Which lines hold the word "chart"? Copy each of them from the material.

• RECORDED INFORMATION:
○ ○ ○ ○ ○ ○ ○
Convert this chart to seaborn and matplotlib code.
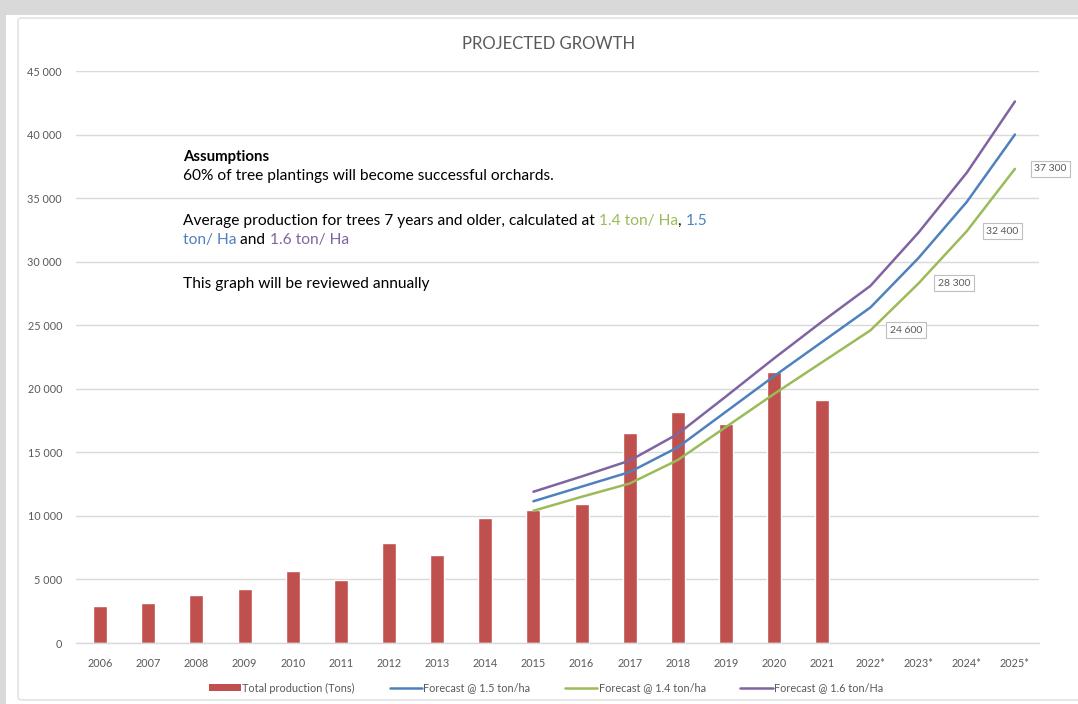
○ ○ ○ ○ ○ ○ ○
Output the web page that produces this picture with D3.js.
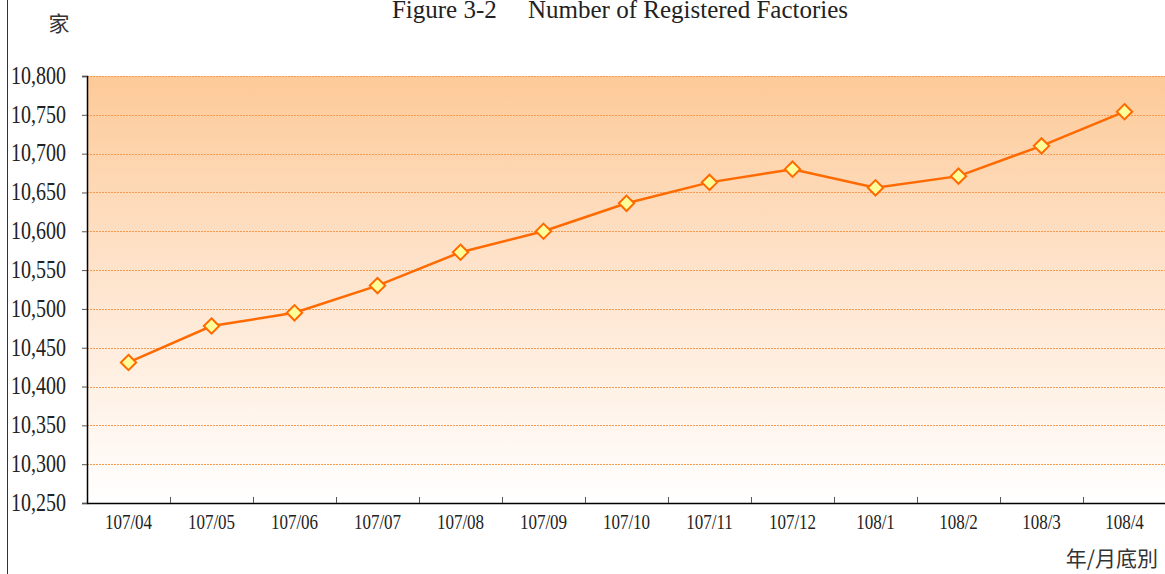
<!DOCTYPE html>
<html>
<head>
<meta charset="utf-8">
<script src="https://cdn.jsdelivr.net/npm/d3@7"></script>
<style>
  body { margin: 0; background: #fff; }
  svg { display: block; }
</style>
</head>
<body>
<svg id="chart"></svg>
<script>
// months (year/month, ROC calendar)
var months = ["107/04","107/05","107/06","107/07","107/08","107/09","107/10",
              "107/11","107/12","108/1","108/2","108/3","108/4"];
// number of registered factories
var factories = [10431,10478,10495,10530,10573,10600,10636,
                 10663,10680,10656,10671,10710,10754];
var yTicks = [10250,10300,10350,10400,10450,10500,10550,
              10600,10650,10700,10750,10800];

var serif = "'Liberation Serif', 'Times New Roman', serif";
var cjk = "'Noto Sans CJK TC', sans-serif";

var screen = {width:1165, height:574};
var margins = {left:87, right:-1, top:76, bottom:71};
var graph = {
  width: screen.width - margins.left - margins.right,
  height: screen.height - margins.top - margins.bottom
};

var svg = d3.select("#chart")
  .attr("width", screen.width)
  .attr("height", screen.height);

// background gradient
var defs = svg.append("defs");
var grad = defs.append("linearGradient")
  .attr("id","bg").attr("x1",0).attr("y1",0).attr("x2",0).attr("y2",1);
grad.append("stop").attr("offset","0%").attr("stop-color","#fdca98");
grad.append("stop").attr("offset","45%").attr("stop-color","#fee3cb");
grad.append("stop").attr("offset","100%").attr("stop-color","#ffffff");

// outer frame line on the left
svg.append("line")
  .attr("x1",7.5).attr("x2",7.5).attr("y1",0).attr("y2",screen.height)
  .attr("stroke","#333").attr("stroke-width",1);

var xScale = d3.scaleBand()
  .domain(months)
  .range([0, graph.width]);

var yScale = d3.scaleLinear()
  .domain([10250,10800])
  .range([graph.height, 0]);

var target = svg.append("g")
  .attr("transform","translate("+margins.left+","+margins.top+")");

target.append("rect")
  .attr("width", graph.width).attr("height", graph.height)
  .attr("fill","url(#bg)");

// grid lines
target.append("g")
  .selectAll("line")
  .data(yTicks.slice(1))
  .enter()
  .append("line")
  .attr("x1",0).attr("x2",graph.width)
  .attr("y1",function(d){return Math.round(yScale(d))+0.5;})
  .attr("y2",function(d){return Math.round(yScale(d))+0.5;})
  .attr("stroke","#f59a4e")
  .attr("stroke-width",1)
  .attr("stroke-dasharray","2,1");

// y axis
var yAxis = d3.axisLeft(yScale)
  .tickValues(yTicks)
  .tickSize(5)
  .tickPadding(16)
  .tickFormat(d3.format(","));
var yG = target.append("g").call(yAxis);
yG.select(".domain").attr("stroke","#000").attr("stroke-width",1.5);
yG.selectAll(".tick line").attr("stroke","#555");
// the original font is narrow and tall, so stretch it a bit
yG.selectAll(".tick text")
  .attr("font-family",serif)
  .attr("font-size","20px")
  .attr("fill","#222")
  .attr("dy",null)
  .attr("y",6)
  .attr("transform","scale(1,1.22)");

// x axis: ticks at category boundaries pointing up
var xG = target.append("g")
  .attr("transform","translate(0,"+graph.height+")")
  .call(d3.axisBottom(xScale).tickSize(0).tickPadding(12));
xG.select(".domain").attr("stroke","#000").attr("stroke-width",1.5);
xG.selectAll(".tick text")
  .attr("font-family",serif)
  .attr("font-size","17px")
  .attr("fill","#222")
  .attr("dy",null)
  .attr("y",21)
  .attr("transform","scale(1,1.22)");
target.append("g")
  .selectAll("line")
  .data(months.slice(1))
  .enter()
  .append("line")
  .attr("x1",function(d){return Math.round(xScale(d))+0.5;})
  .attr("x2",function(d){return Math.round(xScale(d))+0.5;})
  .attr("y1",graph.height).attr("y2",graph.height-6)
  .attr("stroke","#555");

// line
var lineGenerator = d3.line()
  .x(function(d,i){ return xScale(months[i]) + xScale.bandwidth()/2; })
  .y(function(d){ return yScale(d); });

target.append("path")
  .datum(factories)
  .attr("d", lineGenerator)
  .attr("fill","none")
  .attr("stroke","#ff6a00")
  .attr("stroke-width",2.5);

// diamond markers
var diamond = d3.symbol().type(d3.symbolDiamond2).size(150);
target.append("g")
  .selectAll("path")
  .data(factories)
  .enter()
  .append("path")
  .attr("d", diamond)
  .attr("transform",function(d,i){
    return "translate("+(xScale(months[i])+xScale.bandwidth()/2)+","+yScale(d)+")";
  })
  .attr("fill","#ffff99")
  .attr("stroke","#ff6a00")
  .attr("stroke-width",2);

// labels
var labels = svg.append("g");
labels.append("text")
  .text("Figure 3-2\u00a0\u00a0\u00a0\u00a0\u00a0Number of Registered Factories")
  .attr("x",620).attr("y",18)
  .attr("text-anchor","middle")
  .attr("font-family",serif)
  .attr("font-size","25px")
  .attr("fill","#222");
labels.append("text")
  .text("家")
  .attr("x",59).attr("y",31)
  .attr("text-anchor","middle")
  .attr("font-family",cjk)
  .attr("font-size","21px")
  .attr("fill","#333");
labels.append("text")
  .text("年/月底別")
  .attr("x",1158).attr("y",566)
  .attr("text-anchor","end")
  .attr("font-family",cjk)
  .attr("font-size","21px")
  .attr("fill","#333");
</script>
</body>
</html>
○ ○ ○ ○ ○ ○ ○
• REPLY:
Convert this chart to seaborn and matplotlib code.
<svg id="chart"></svg>
var svg = d3.select("#chart")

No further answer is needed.